In recent years, there has been speculation about the amount of capital or liquidity available for investment globally. The substantial reserves of central banks and, their acolytes, sovereign wealth funds were frequently cited in support of the case for a large pool of "unleveraged" liquidity, that is "real" money. In reality, the available pool of money may be more modest than assumed.

For example, China has close to $2 trillion in foreign exchange reserves. The reserves arise from dollars received from exports and foreign investment into China that are exchanged into Renminbi. The central bank generates Renminbi by printing money or borrowing through issuing bonds in the domestic market. On China's "balance sheet", the reserves are essentially "leveraged" using domestic "liabilities."
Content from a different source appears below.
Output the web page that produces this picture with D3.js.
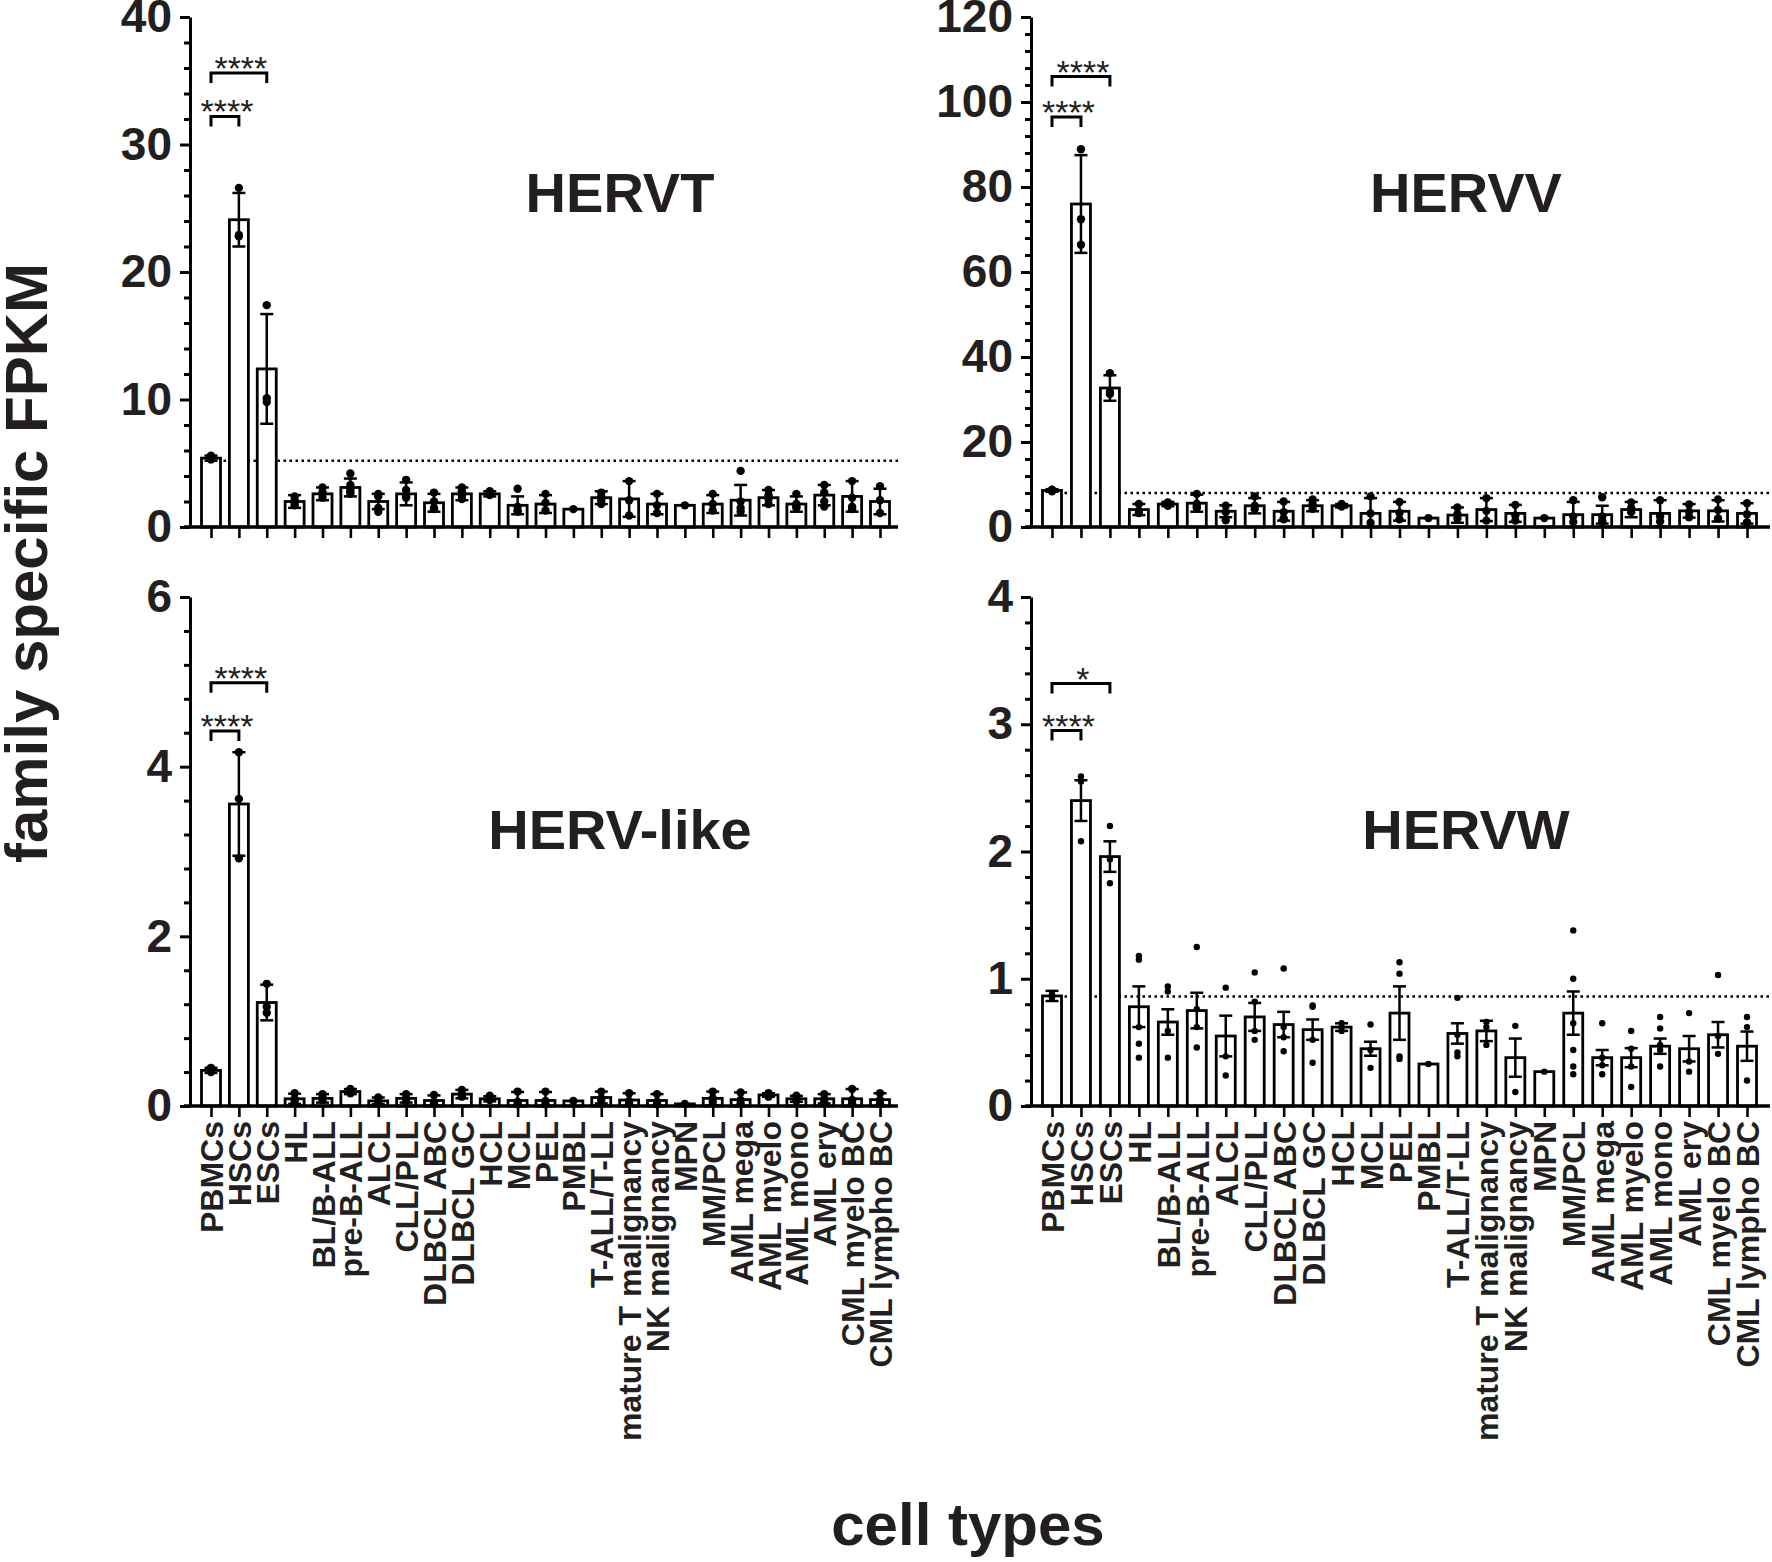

The dollars acquired are invested by the central banks in foreign currency assets, around 60% in dollar denominated US Treasury bonds, GSE paper (such as Freddie Mac (FRE) and Fannie Mae (FNM) debt) and other high quality securities. Deterioration in the credit quality of the United States results in losses on investment through falls in the market value of the debt and a weaker dollar.

It is also not easy to tap this liquidity pool. Given the size of the portfolios, it is difficult for large investors like China to rapidly mobilize a large portion of these funds by liquidating their investments and converting them into the home currency without substantial losses.

This means that this money may not in reality be available, at least not on short notice.

The position of emerging market sovereign investors with large portfolios of dollar assets is similar to that of a bank or leveraged hedge fund with poor quality assets. China's Premier Wen Jiabao recently expressed concern: "If anything goes wrong in the US financial sector, we are anxious about the safety and security of Chinese capital."

There are other factors affecting the availability of the reserves at central banks and sovereign wealth funds. Sovereign wealth funds have also suffered losses on some of their investments, most notably in US and European financial institutions. Some central banks, South Korea and Russia, have been forced to utilize some of the reserves to support the domestic economy and banking system.